I happen to be a Rush fan. Their music is incredible, but what I really love are the lyrics. One of their songs, Freewill, has the line, “If you choose not to decide, you still have made a choice.“
‘Choice’ is an interesting word. People like choice. We like the idea of having options, being individuals — having free will.
As consumers, we want value and part of value is having more choices. We like to have the choice between the blue or the red, the large or the small, this bell or that whistle. So, marketers naturally want to give consumers the right to choose in the hopes that giving them more choices leads them to buy their product. Choice gives consumers the idea that a particular product can be customizable to their specific needs and wants — and that is very appealing.
In traditional marketing, choice is a good thing. But in the land of direct response advertising, choice is a bad word. In direct response, you want people to respond immediately and if they have too many choices, they simply choose not to decide. Choosing not to decide becomes their choice as opposed to the one you want, which is for them to buy your product or service.
I once spent a week looking for a new sleeping bag — the right size, warmth, comfort. I went to a number of stores, looked at quality, pricing, etc. I liked that I had so many choices (I obviously had a lot more time on my hands back then). Imagine if I had seen an ad on TV for a sleeping bag that listed all of the possible options: different colors, warmth ratings, sizes, closures, material, etc. I literally would shut down thinking of all my choices — I simply could not choose.

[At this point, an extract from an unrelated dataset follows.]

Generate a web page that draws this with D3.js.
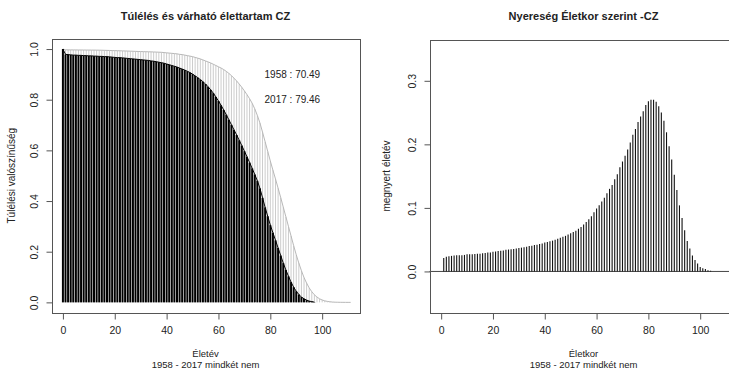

You may have a product with a bunch of options, but if you start listing all of these options in your DRTV spot, people start thinking too much — and thinking too much in this case is a bad thing. DRTV purchases are emotionally based and rationally justified. But it’s direct response or immediate response. If people think too much about what option to choose, they lose their motivation to purchase and decide not to choose at all.
In DRTV advertising, that’s not what you want. You don’t want people to take their time and think about it. You want them to choose your product or service NOW!
That doesn’t mean you have to limit the choices you offer for your product or service. You can certainly have options. You can showcase more options in other ways, like on your website or as part of the upsell with your call center.
But in your DRTV advertising campaign, you need to limit the options you provide to the viewer. The old KISS rule — Keep It Simple, Sunshine — definitely applies in DRTV advertising. Tell them the core thing that they want; what will make their life easier? Will make them smarter, look better, feel better, be better?
When you start filling in with all the peripheral noise (and let’s face it, TV advertising has enough noise already), people shut down.
More features, more options, more choice = bad.
Simple message, clear presentation of a problem and a solution, limited choice = good.
I’m all for choice for consumers but as a direct response advertiser, choice has to be limited to make your DRTV campaign effective. Because if your consumers choose not to decide, that’s not the choice you want.